Hey there, time traveller!
This article was published 26/11/2008 (3106 days ago), so information in it may no longer be current.
The Swedish-based retail giant has identified a parcel of land for development in the city, but it hasn't purchased it yet, Ikea Canada's Madeleine Lowenborg-Frick said from Burlington, Ont.
"It is very premature for us to say anything at this point," she said, and there is no timeline for a Winnipeg here.
"Yes, there is a piece of land that we are interested in, but there is no deal signed on it and we have not purchased the land," Lowenborg-Frick said. She would not say what part of Winnipeg the company has its eyes on.
Winnipeggers have longed for decades for an Ikea store -- huge outlets that carry furnishings and accessories for every part of the home -- but until now they've had to order products by catalogue.

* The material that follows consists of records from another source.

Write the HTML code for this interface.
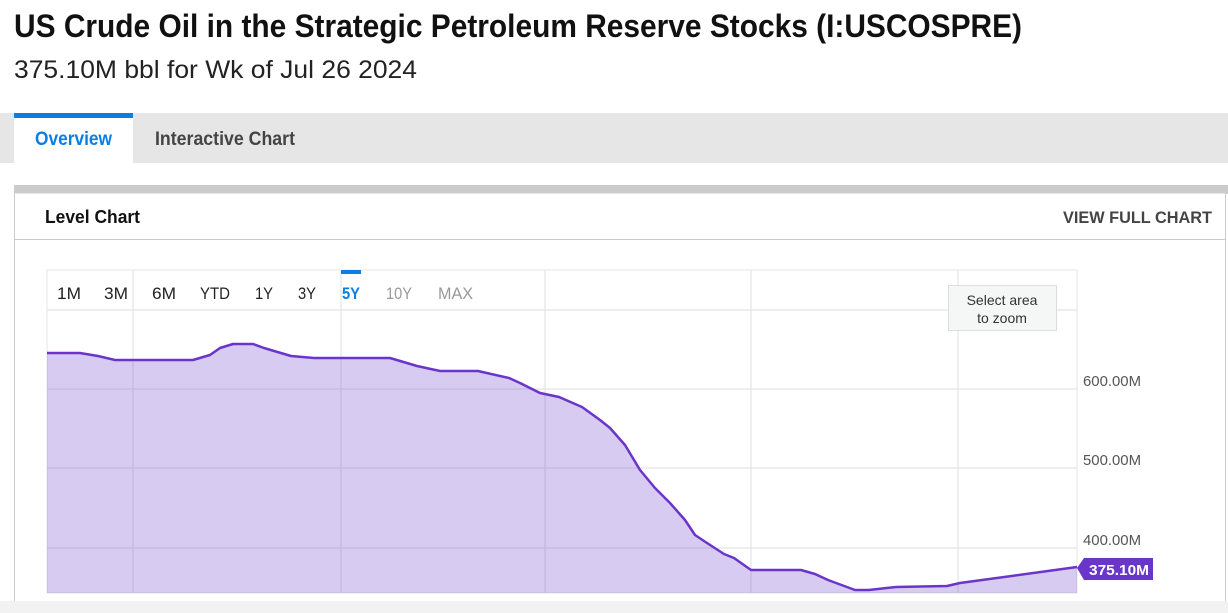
<!DOCTYPE html>
<html><head><meta charset="utf-8"><style>
html,body{margin:0;padding:0;background:#fff;width:1228px;height:613px;overflow:hidden}
text{font-family:"Liberation Sans",sans-serif}
</style></head><body>
<svg width="1228" height="613" viewBox="0 0 1228 613" xmlns="http://www.w3.org/2000/svg">
<text x="14" y="37" font-size="32" font-weight="bold" fill="#111" textLength="1008" lengthAdjust="spacingAndGlyphs">US Crude Oil in the Strategic Petroleum Reserve Stocks (I:USCOSPRE)</text>
<text x="14" y="78" font-size="25" fill="#222" textLength="403" lengthAdjust="spacingAndGlyphs">375.10M bbl for Wk of Jul 26 2024</text>
<rect x="0" y="113" width="1228" height="50" fill="#e6e6e6"/>
<rect x="14" y="113" width="119" height="50" fill="#fff"/>
<rect x="14" y="113" width="119" height="5" fill="#0a7ee2"/>
<text x="35" y="145" font-size="19" font-weight="bold" fill="#0a7ee2" textLength="77" lengthAdjust="spacingAndGlyphs">Overview</text>
<text x="155" y="145" font-size="19" font-weight="bold" fill="#444" textLength="140" lengthAdjust="spacingAndGlyphs">Interactive Chart</text>
<rect x="14" y="185" width="1214" height="9" fill="#cbcbcb"/>
<rect x="14.5" y="193" width="1211" height="420" fill="#fff" stroke="#ccc"/>
<line x1="15" y1="239.5" x2="1226" y2="239.5" stroke="#ccc"/>
<text x="45" y="223" font-size="18" font-weight="bold" fill="#111" textLength="95" lengthAdjust="spacingAndGlyphs">Level Chart</text>
<text x="1063" y="223" font-size="17" font-weight="bold" fill="#444" textLength="149" lengthAdjust="spacingAndGlyphs">VIEW FULL CHART</text>
<rect x="47" y="270" width="1030" height="323" fill="#fff" stroke="#e4e4e4"/>
<g stroke="#e4e4e4" stroke-width="1.2">
<line x1="47" y1="310" x2="1077" y2="310"/>
<line x1="47" y1="389" x2="1077" y2="389"/>
<line x1="47" y1="468" x2="1077" y2="468"/>
<line x1="47" y1="548" x2="1077" y2="548"/>
<line x1="133" y1="270" x2="133" y2="593"/>
<line x1="341" y1="270" x2="341" y2="593"/>
<line x1="545" y1="270" x2="545" y2="593"/>
<line x1="751" y1="270" x2="751" y2="593"/>
<line x1="958" y1="270" x2="958" y2="593"/>
</g>
<path d="M47,353 L80,353 L98,356 L115,360 L193,360 L210,355 L220,348 L233,344 L253,344 L264,348 L291,356 L314,358 L390,358 L417,366 L440,371 L478,371 L509,378 L520,383 L540,393 L559,397 L582,407 L600,420 L610,428 L625,445 L640,470 L655,488 L670,503 L685,520 L695,535 L707,543 L724,554 L734,558 L751,570 L801,570 L815,574 L828,580 L855,590 L869,590 L896,587 L947,586 L960,583 L1077,567 L1077,593 L47,593 Z" fill="#6a35c9" fill-opacity="0.26"/>
<path d="M47,353 L80,353 L98,356 L115,360 L193,360 L210,355 L220,348 L233,344 L253,344 L264,348 L291,356 L314,358 L390,358 L417,366 L440,371 L478,371 L509,378 L520,383 L540,393 L559,397 L582,407 L600,420 L610,428 L625,445 L640,470 L655,488 L670,503 L685,520 L695,535 L707,543 L724,554 L734,558 L751,570 L801,570 L815,574 L828,580 L855,590 L869,590 L896,587 L947,586 L960,583 L1077,567" fill="none" stroke="#6a35c9" stroke-width="2.5" stroke-linejoin="round"/>
<g font-size="17" fill="#222" lengthAdjust="spacingAndGlyphs">
<text x="57" y="299" textLength="24" lengthAdjust="spacingAndGlyphs">1M</text>
<text x="104" y="299" textLength="24" lengthAdjust="spacingAndGlyphs">3M</text>
<text x="152" y="299" textLength="24" lengthAdjust="spacingAndGlyphs">6M</text>
<text x="200" y="299" textLength="30" lengthAdjust="spacingAndGlyphs">YTD</text>
<text x="255" y="299" textLength="18" lengthAdjust="spacingAndGlyphs">1Y</text>
<text x="298" y="299" textLength="18" lengthAdjust="spacingAndGlyphs">3Y</text>
<text x="342" y="299" textLength="18" lengthAdjust="spacingAndGlyphs" fill="#0a7ee2" font-weight="bold">5Y</text>
<text x="386" y="299" textLength="26" lengthAdjust="spacingAndGlyphs" fill="#999">10Y</text>
<text x="438" y="299" textLength="35" lengthAdjust="spacingAndGlyphs" fill="#999">MAX</text>
</g>
<rect x="341" y="270" width="20" height="4" fill="#0a7ee2"/>
<rect x="948.5" y="285.5" width="108" height="45" fill="#f5f6f6" stroke="#ddd"/>
<text x="1002" y="305" font-size="14" fill="#333" text-anchor="middle">Select area</text>
<text x="1002" y="323" font-size="14" fill="#333" text-anchor="middle">to zoom</text>
<g font-size="15" fill="#555">
<text x="1083" y="386" textLength="58" lengthAdjust="spacingAndGlyphs">600.00M</text>
<text x="1083" y="465" textLength="58" lengthAdjust="spacingAndGlyphs">500.00M</text>
<text x="1083" y="545" textLength="58" lengthAdjust="spacingAndGlyphs">400.00M</text>
</g>
<path d="M1077,568 L1084,558 L1153,558 L1153,580 L1084,580 Z" fill="#6a35c9"/>
<text x="1089" y="575" font-size="15" font-weight="bold" fill="#fff" textLength="60" lengthAdjust="spacingAndGlyphs">375.10M</text>
<rect x="0" y="601" width="1228" height="12" fill="#f2f2f2"/>
</svg>
</body></html>
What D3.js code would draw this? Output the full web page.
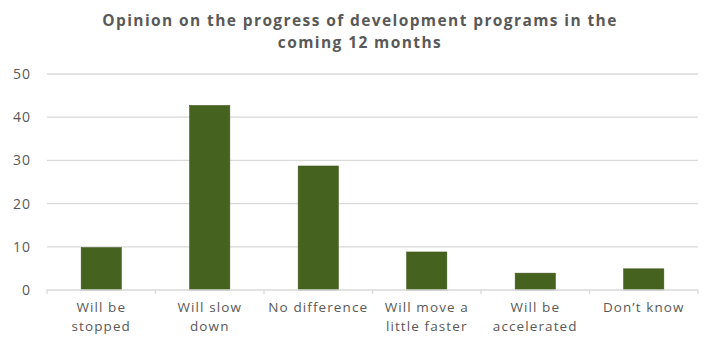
<!DOCTYPE html>
<html><head><meta charset="utf-8">
<script src="https://cdn.jsdelivr.net/npm/d3@7"></script>
<style>body{margin:0;background:#fff;} svg{display:block;}</style>
</head><body>
<svg id="c" width="716" height="342"></svg>
<script>
const categories = [["Will be","stopped"],["Will slow","down"],["No difference"],["Will move a","little faster"],["Will be","accelerated"],["Don\u2019t know"]];
const values = [9.8, 42.7, 28.7, 8.8, 3.9, 4.9];
const yTicks = [0,10,20,30,40,50];
const titleLines = ["Opinion on the progress of development programs in the","coming 12 months"];

(function(){
const svg = d3.select("#c");
const font = "'Open Sans', 'Noto Sans', sans-serif";
const mLeft = 47, mRight = 698, mTop = 74, mBottom = 290;
const keys = categories.map((d,i)=>i);
const x = d3.scaleBand().domain(keys).range([mLeft,mRight]).paddingInner(0.63).paddingOuter(0.315);
const xb = d3.scaleBand().domain(keys).range([mLeft,mRight]);
const y = d3.scaleLinear().domain([0,50]).range([mBottom,mTop]);

svg.append("g").selectAll("line").data(yTicks.filter(t=>t>0)).join("line")
  .attr("x1",mLeft).attr("x2",mRight).attr("y1",d=>y(d)).attr("y2",d=>y(d))
  .attr("stroke","#d9d9d9").attr("stroke-width",1.3);

svg.append("g").selectAll("text").data(yTicks).join("text")
  .attr("x",31).attr("y",d=>y(d)).attr("dy","0.35em").attr("text-anchor","end")
  .attr("font-family",font).attr("font-size",14).attr("letter-spacing",1).attr("fill","#595959").text(d=>d);

svg.append("g").selectAll("rect").data(values).join("rect")
  .attr("x",(d,i)=>x(i)).attr("width",x.bandwidth())
  .attr("y",d=>y(d)).attr("height",d=>y(0)-y(d))
  .attr("fill","#46621f").attr("stroke","#3d5619").attr("stroke-width",0.6);

svg.append("line").attr("x1",mLeft).attr("x2",mRight).attr("y1",mBottom).attr("y2",mBottom)
  .attr("stroke","#d9d9d9").attr("stroke-width",1.3);
svg.append("g").selectAll("line").data(d3.range(categories.length+1)).join("line")
  .attr("x1",d=>mLeft+d*xb.step()).attr("x2",d=>mLeft+d*xb.step())
  .attr("y1",mBottom).attr("y2",mBottom+4).attr("stroke","#d9d9d9").attr("stroke-width",1.3);

const cl = svg.append("g").selectAll("text").data(categories).join("text")
  .attr("text-anchor","middle").attr("font-family",font).attr("font-size",13.5).attr("letter-spacing",1.1).attr("fill","#595959")
  .attr("transform",(d,i)=>`translate(${xb(i)+xb.bandwidth()/2},312)`);
cl.selectAll("tspan").data(d=>d).join("tspan").attr("x",0).attr("y",(d,j)=>j*18.5).text(d=>d);

svg.append("g").selectAll("text").data(titleLines).join("text")
  .attr("x",360).attr("y",(d,i)=>26+i*22).attr("text-anchor","middle")
  .attr("font-family",font).attr("font-size",15.5).attr("letter-spacing",1.4).attr("font-weight","bold").attr("fill","#595959")
  .text(d=>d);
})();
</script>
</body></html>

Lowenborg-Frick said Wednesday the city is now a priority for a new store in Canada.
"It is the market that we are taking the most serious look at right now for expansion," she said.
Local developer Sandy Shindleman, president of Shindico Realty Inc., said an Ikea could take 30 acres or more of land. To put that into perspective, Polo Park Shopping Centre complex, excluding the expansion areas that Shindico is working on, is about 40 acres.
Shindleman has followed the Winnipeg-Ikea saga for at least 25 years. "If I had all my money back from my long-distance charges (from) calling Ikea, I could probably buy a three-room group there when they open," he quipped.
Shindleman said he believes that "it's likely a question of when, not if" a store will materialize in the city.
He said potential locations include Kenaston Boulevard, the east side of town or on the northern outskirts, near the capital region's booming bedroom communities.
Premier Gary Doer said Wednesday the provincial government and the city have been meeting Ikea for some time, and he hinted the province may have offered some incentives to lure the company.